The ccs_config changes for this are in:
https://github.com/ESMCI/ccs_config_cesm/pull/242
The one ne3pg3 test we have is:
SMS_Ln9.ne3pg3_ne3pg3_mt232.I2000Clm60Sp.derecho_gnu.clm-clm60cam7LndTuningMode--clm-nofireemis
Since this is now becoming more important in CAM testing we should add more tests for it and include one or more on izumi CAM includes testing for this for izumi_nag and izumi_gnu.
Adding next to assess if we should add any izumi_gnu tests to our aux_clm testlist.
In meeting we agree to not add izumi_gnu, but will add izumi_nag.

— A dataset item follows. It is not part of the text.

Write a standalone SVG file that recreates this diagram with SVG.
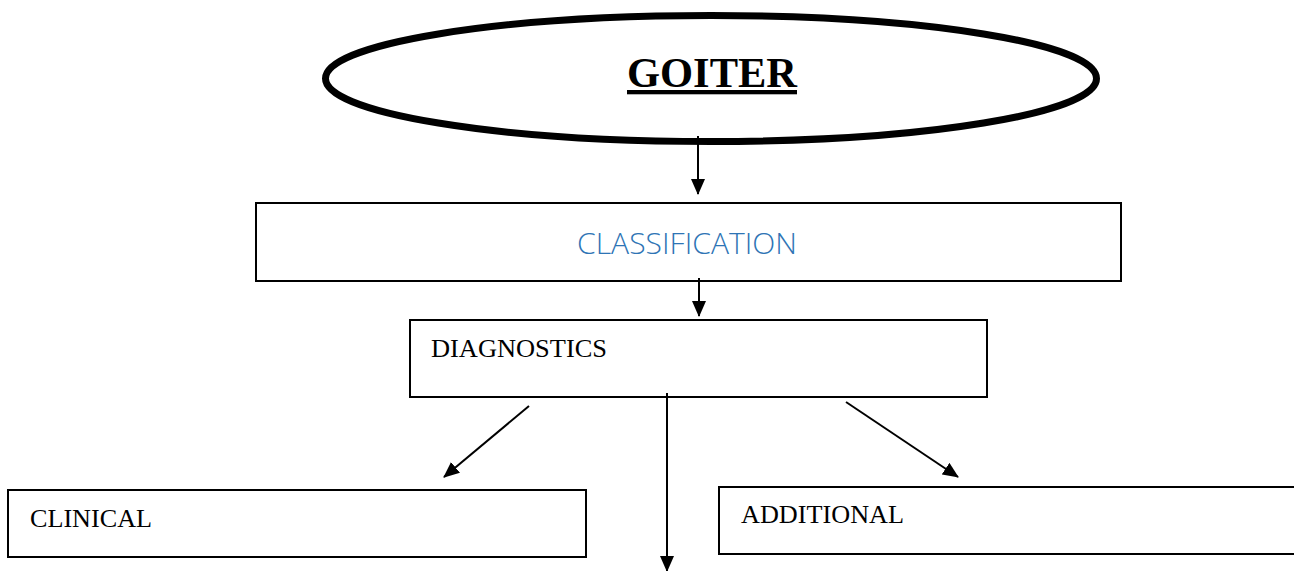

Will also bring this up in CSEG.
OK, we still need to update to a later version of ccs_config for this to work.
There is CESM alpha testing going on, and we should update the cime and ccs_config versions in that, once that's completed. I'll create a subissue for doing that.
We discussed this at the CTSM SE meeting this morning. We have ccs_config updates planned to come in. I'll create a subissue for adding the tests we proposed.